Giant Tunability of Rashba Splitting at Cation‐Exchanged Polar Oxide Interfaces by Selective Orbital Hybridization
Hao Xu, Hang Li, Nicolas Gauquelin, Xuejiao Chen, Wenfeng Wu, Yuchen Zhao, Liang Si, Di Tian, Lei Li, Yulin Gan, Shaojin Qi, Minghang Li, Fengxia Hu, Jirong Sun, Daen Jannis, Pu Yu, Gang Chen, Zhicheng Zhong, M. Radović, Johan Verbeeck, Yunzhong Chen, Baogen Shen
Abstract
Abstract The 2D electron gas (2DEG) at oxide interfaces exhibits extraordinary properties, such as 2D superconductivity and ferromagnetism, coupled to strongly correlated electrons in narrow d‐bands. In particular, 2DEGs in KTaO 3 (KTO) with 5d t 2g orbitals exhibit larger atomic spin‐orbit coupling and crystal‐facet‐dependent superconductivity absent for 3d 2DEGs in SrTiO 3 (STO).
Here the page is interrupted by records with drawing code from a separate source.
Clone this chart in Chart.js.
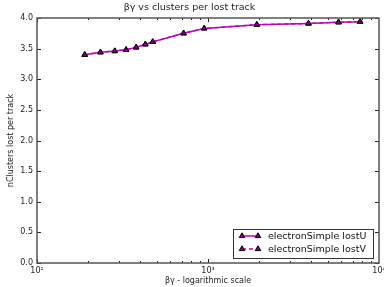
<!DOCTYPE html>
<html>
<head>
<meta charset="utf-8">
<script src="https://cdn.jsdelivr.net/npm/chart.js@4.4.1/dist/chart.umd.min.js"></script>
<style>
  html, body { margin: 0; padding: 0; background: #fff; }
  #wrap { width: 384px; height: 287px; }
</style>
</head>
<body>
<div id="wrap"><canvas id="chart" width="384" height="287"></canvas></div>
<script>
// βγ values (x, log scale)
const betaGamma = [190, 235, 285, 332, 380, 430, 475, 720, 950, 1930, 3870, 5800, 7750];
// clusters lost per track
const lostU = [3.40, 3.44, 3.46, 3.48, 3.52, 3.57, 3.61, 3.75, 3.83, 3.89, 3.91, 3.93, 3.94];
const lostV = [3.40, 3.44, 3.46, 3.48, 3.52, 3.57, 3.61, 3.75, 3.83, 3.89, 3.91, 3.93, 3.94];
const seriesNames = ["electronSimple lostU", "electronSimple lostV"];
const xMajor = [100, 1000, 10000];
const xLabels = ["10\u00B2", "10\u00B3", "10\u2074"];
const yTicks = [0, 0.5, 1, 1.5, 2, 2.5, 3, 3.5, 4];

const FONT = "'DejaVu Sans', sans-serif";
const lineColor = "#c000c0";
const markFill = "#800080";

function toPoints(vals) {
  return betaGamma.map((b, i) => ({ x: b, y: vals[i] }));
}

// cadre + ticks vers l'intérieur (style matplotlib)
const frameTicks = {
  id: "frameTicks",
  afterDraw(chart) {
    const { ctx, chartArea: a, scales } = chart;
    ctx.save();
    ctx.strokeStyle = "#222";
    ctx.lineWidth = 1;
    ctx.beginPath();
    for (let d = 100; d < 10000; d *= 10) {
      for (let k = 1; k < 10; k++) {
        const px = Math.round(scales.x.getPixelForValue(d * k)) + 0.5;
        const len = k === 1 ? 4 : 2;
        ctx.moveTo(px, a.bottom); ctx.lineTo(px, a.bottom - len);
        ctx.moveTo(px, a.top); ctx.lineTo(px, a.top + len);
      }
    }
    yTicks.forEach((v) => {
      const py = Math.round(scales.y.getPixelForValue(v)) + 0.5;
      ctx.moveTo(a.left, py); ctx.lineTo(a.left + 4, py);
      ctx.moveTo(a.right, py); ctx.lineTo(a.right - 4, py);
    });
    ctx.stroke();
    ctx.strokeStyle = "#555";
    ctx.lineWidth = 1.5;
    ctx.strokeRect(a.left, a.top, a.right - a.left, a.bottom - a.top);
    ctx.restore();
  },
};

// légende dans le coin bas-droit
const cornerLegend = {
  id: "cornerLegend",
  afterDraw(chart) {
    const { ctx, chartArea: a } = chart;
    const w = 140, h = 29;
    const x0 = a.right - 6 - w, y0 = a.bottom - 5 - h;
    ctx.save();
    ctx.fillStyle = "#fff";
    ctx.fillRect(x0, y0, w, h);
    ctx.strokeStyle = "#333";
    ctx.lineWidth = 1;
    ctx.strokeRect(x0 + 0.5, y0 + 0.5, w, h);
    ctx.font = "9.5px " + FONT;
    ctx.textBaseline = "middle";
    chart.data.datasets.forEach((ds, i) => {
      const cy = y0 + 7 + i * 13;
      const lx1 = x0 + 9, lx2 = x0 + 25;
      ctx.strokeStyle = ds.borderColor;
      ctx.lineWidth = ds.borderWidth;
      ctx.setLineDash(ds.borderDash || []);
      ctx.beginPath(); ctx.moveTo(lx1, cy); ctx.lineTo(lx2, cy); ctx.stroke();
      ctx.setLineDash([]);
      [lx1, lx2].forEach((mx) => {
        ctx.fillStyle = ds.pointBackgroundColor;
        ctx.strokeStyle = ds.pointBorderColor;
        ctx.lineWidth = 1;
        Chart.helpers.drawPoint(ctx, {
          pointStyle: "triangle", radius: ds.pointRadius, borderWidth: 1,
        }, mx, cy);
      });
      ctx.fillStyle = "#111";
      ctx.fillText(ds.label, x0 + 35, cy + 0.5);
    });
    ctx.restore();
  },
};

const commonDs = {
  borderColor: lineColor,
  borderWidth: 1.5,
  pointStyle: "triangle",
  pointRadius: 3.2,
  pointBackgroundColor: markFill,
  pointBorderColor: "#000",
  pointBorderWidth: 1,
  tension: 0,
  fill: false,
};

const ctx = document.getElementById("chart").getContext("2d");
new Chart(ctx, {
  type: "line",
  data: {
    datasets: [
      Object.assign({ label: seriesNames[0], data: toPoints(lostU) }, commonDs),
      Object.assign({ label: seriesNames[1], data: toPoints(lostV), borderDash: [4, 3] }, commonDs),
    ],
  },
  options: {
    responsive: false,
    animation: false,
    events: [],
    layout: { padding: { left: 0, right: 5, top: 0, bottom: 0 } },
    plugins: {
      legend: { display: false },
      tooltip: { enabled: false },
      title: {
        display: true,
        text: "\u03B2\u03B3 vs clusters per lost track",
        color: "#222",
        font: { family: FONT, size: 9.5, weight: "normal" },
        padding: { top: 2, bottom: 4.6 },
      },
    },
    scales: {
      x: {
        type: "logarithmic",
        min: 100,
        max: 10000,
        grid: { display: false, drawTicks: false },
        border: { display: false },
        afterBuildTicks(scale) {
          scale.ticks = xMajor.map((v) => ({ value: v, major: true }));
        },
        ticks: {
          autoSkip: false,
          maxRotation: 0,
          padding: 3,
          color: "#222",
          font: { family: FONT, size: 8 },
          callback: (v) => {
            const i = xMajor.indexOf(v);
            return i >= 0 ? xLabels[i] : "";
          },
        },
        title: {
          display: true,
          text: "\u03B2\u03B3 - logarithmic scale",
          color: "#222",
          font: { family: FONT, size: 8 },
          padding: { top: 0, bottom: 1 },
        },
        afterFit(scale) {
          scale.height = 24;
          scale.paddingLeft = 0;
          scale.paddingRight = 0;
        },
      },
      y: {
        min: 0,
        max: 4,
        grid: { display: false, drawTicks: false },
        border: { display: false },
        afterBuildTicks(scale) {
          scale.ticks = yTicks.map((v) => ({ value: v }));
        },
        ticks: {
          padding: 4,
          color: "#222",
          font: { family: FONT, size: 8 },
          callback: (v) => v.toFixed(1),
        },
        title: {
          display: true,
          text: "nClusters lost per track",
          color: "#222",
          font: { family: FONT, size: 8 },
          padding: { top: 6, bottom: 0 },
        },
        afterFit(scale) {
          scale.width = 37;
          scale.paddingTop = 0;
          scale.paddingBottom = 0;
        },
      },
    },
  },
  plugins: [frameTicks, cornerLegend],
});
</script>
</body>
</html>
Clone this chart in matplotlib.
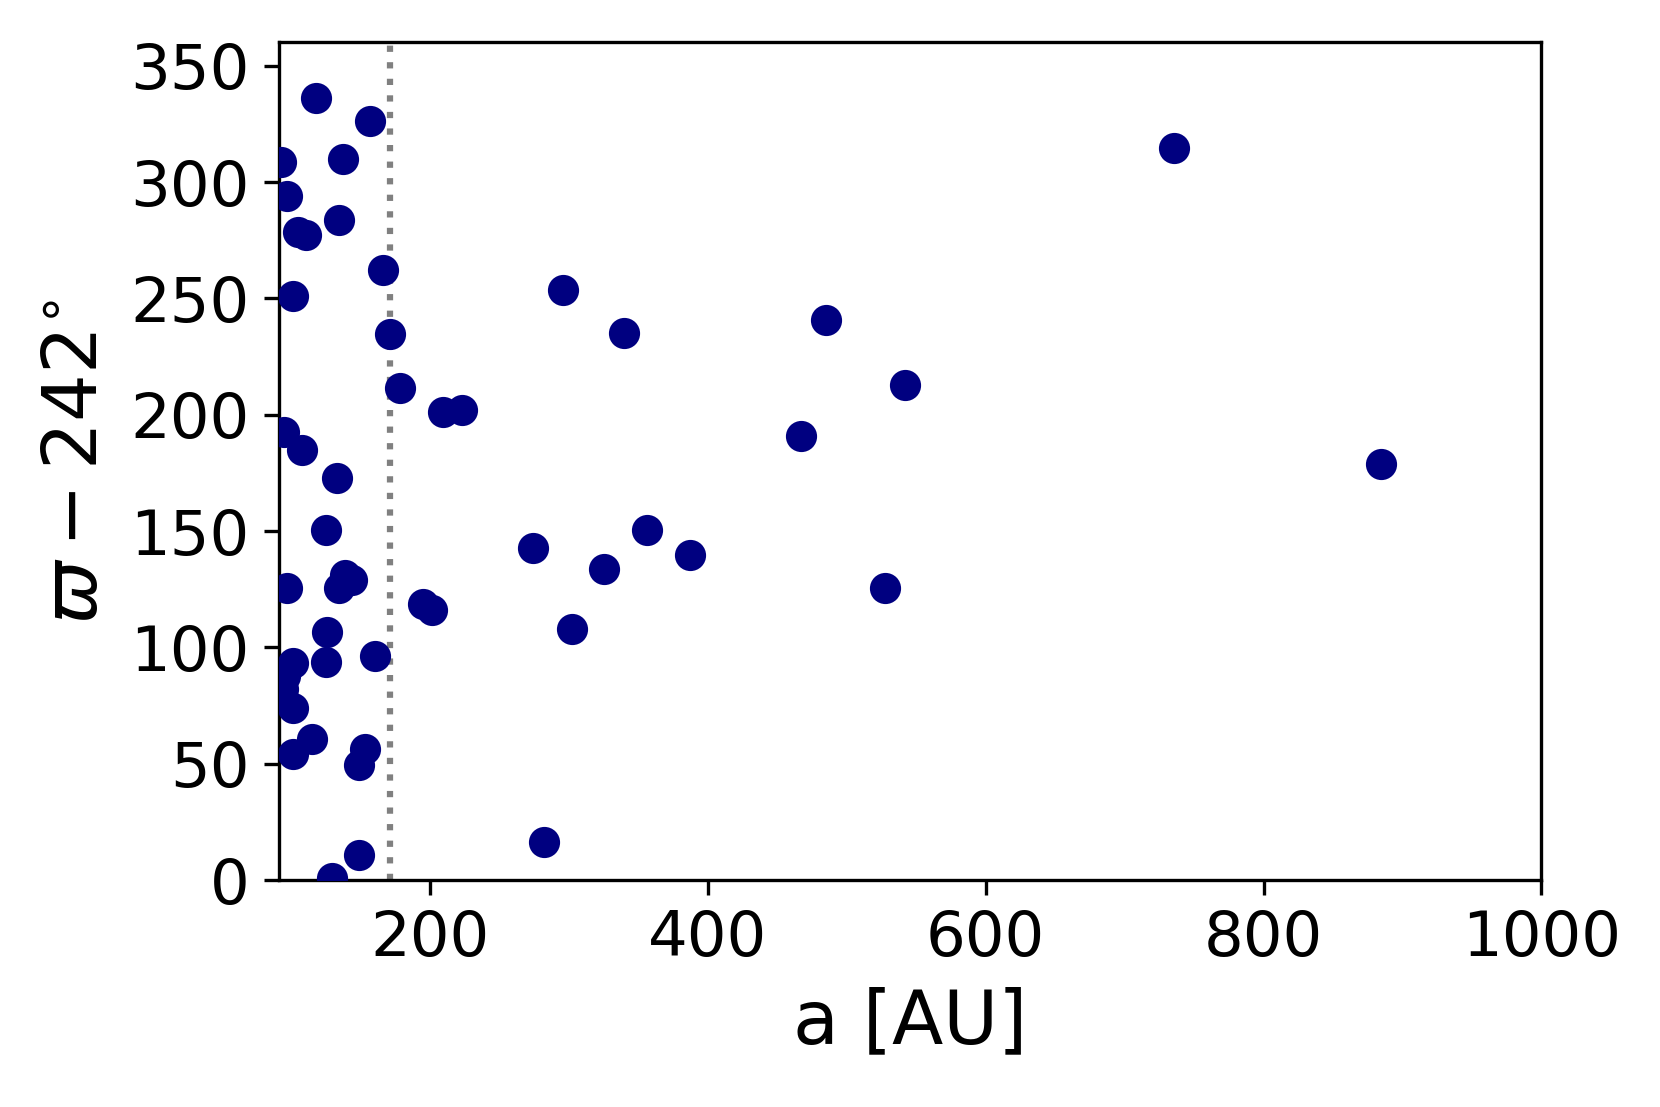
import matplotlib
matplotlib.use("Agg")
import matplotlib.pyplot as plt
import numpy as np

# semi-major axis [AU] and longitude of perihelion minus 242 deg
a_au = np.array([
    117.6, 156.7, 92.6, 137.5, 97.2, 105.1, 110.4, 134.4, 166.3, 101.1,
    171.1, 178.3, 209.1, 222.7, 94.8, 108.0, 133.2, 124.8, 138.7, 143.6,
    134.6, 97.2, 195.1, 201.6, 126.0, 101.5, 124.8, 160.3, 95.3, 94.0,
    101.1, 114.8, 101.5, 153.1, 149.0, 149.0, 129.6,
    295.9, 339.8, 485.0, 541.9, 467.4, 355.9, 274.3, 387.1, 325.2,
    527.5, 302.4, 735.6, 884.6, 282.4,
])
varpi = np.array([
    336.0, 326.4, 308.4, 309.8, 294.1, 278.5, 277.4, 283.8, 262.3, 251.1,
    234.8, 211.4, 201.2, 202.1, 192.4, 184.8, 172.8, 150.5, 131.2, 129.0,
    125.5, 125.5, 118.7, 115.9, 106.7, 93.3, 93.7, 96.5, 87.5, 82.0,
    73.9, 60.6, 54.1, 56.3, 49.5, 10.9, 0.9,
    253.4, 235.3, 240.5, 212.8, 190.9, 150.5, 142.5, 139.8, 133.8,
    125.5, 108.1, 314.8, 178.9, 16.4,
])
a_cut = 171.5

fig = plt.figure(figsize=(16.61 / 3, 11.07 / 3), dpi=300)
ax = fig.add_subplot(111)
fig.subplots_adjust(left=0.1677, right=0.928, top=0.9617, bottom=0.205)

ax.scatter(a_au, varpi, s=42, color="navy", zorder=3)
ax.axvline(a_cut, color="gray", linestyle=":", linewidth=1.5)

ax.set_xlim((91, 1000))
ax.set_ylim((0, 360))
ax.set_xticks([200, 400, 600, 800, 1000])
ax.set_yticks(np.arange(0, 351, 50))
ax.tick_params(labelsize=15)

ax.set_xlabel("a [AU]", fontsize=18)
ax.set_ylabel(r"$\varpi - 242^{\circ}$", fontsize=18)

fig.savefig("out.png", dpi=300)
Herein, by tracing the interfacial chemistry, weak anti‐localization magneto‐transport behavior, and electronic structures of (001), (110), and (111) KTO 2DEGs, unambiguously cation exchange across KTO interfaces is discovered. Therefore, the origin of the 2DEGs at KTO‐based interfaces is dramatically different from the electronic reconstruction observed at STO interfaces. More importantly, as the interface polarization grows with the higher order planes in the KTO case, the Rashba spin splitting becomes maximal for the superconducting (111) interfaces approximately twice that of the (001) interface. The larger Rashba spin splitting couples strongly to the asymmetric chiral texture of the orbital angular moment, and results mainly from the enhanced inter‐orbital hopping of the t 2g bands and more localized wave functions. This finding has profound implications for the search for topological superconductors, as well as the realization of efficient spin‐charge interconversion for low‐power spin‐orbitronics based on (110) and (111) KTO interfaces.